At the entrance to our old street the 300 year old Oak still stood sentinel at the intersection of our lane and the main road above the wild stream that we used to jump from one slippery rock to the next – always falling in.
The Great Magnolia, the next tree of note, was at my neighbor’s house down the lane from our second house; the boy I was in love with when I was 12 lived there. In the curved gray arms of this great lady of a tree we, a gang of pool-hopping kids from the neighborhood, used to lounge and talk. Years later, at the end of this street, at the edge of our property, I planted a small Saucer Magnolia for my mother on Mother’s Day. I visited it three years ago; It was my first Mother’s Day without her.
The tall Pine trees I used to climb to the top of to look out over the county I cannot visit anymore; the newest owner of the neighbor’s house ‘through the woods’ – cut down half those woods to have a lawn. Neither can I visit a lovely moss carpeted birch enclave within the other side of the dark woods, because years before we left that neighbor built a house on top of it. This enchanting place exists in my memory, yet it seems I cannot even visit it in my art. Only the tree spirits came to me when I tried to paint that lovely light filled sanctuary of my childhood.
With paint I saved the tree across the street from my home that was marked to be culled. It was a beautiful gray-green/ yellow-ocher peeling-bark Buttonwood tree. There was nothing wrong with the tree save for the owner of the house closest to it. On the morning the town was cutting down the requested trees, I grabbed my paint and mixed colors to match that bark. I painted out the big orange X so the men with the big trucks and chainsaws wouldn’t stop there. It still stands.
This year, and every year I didn’t heed the call to re-pot it, I let a tree die that was mine to care for, in a pot it had outgrown. It was an evergreen, a Blue Spruce. For years I cared for it. I even transplanted it once to a bigger pot. I used to tie red ribbons on it for Christmas. My father, I recall, loved Blue Spruces.

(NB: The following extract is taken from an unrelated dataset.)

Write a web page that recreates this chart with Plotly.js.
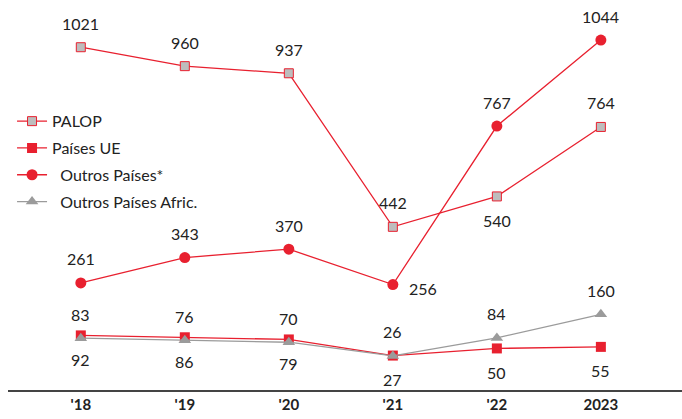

We had a big one at our first house. This one never had the opportunity to get big, because I never planted it in the ground. I had the chance. I moved to the woods. I just – didn’t. I was too preoccupied with other holes dug to bury my dead; trying unsuccessfully to fill the holes in my heart – not realizing that planting a tree, or painting one, could do just that.
Instead it’s still in the pot dead. A reminder of my dead father; of intentions not acted on, of inspirations squelched, relationships that didn’t go deep enough to survive – let alone thrive. Tomorrow, I think I will cut it down and plant flowers – even though the vines that have grown over it’s skeleton enjoy the height it gives them. I must learn to forgive myself. I have already learned to forgive others. It seems trees are here to teach us to be who we are, and not who we aren’t; and that what we truly need in life must not be postponed lest we shrivel up and die.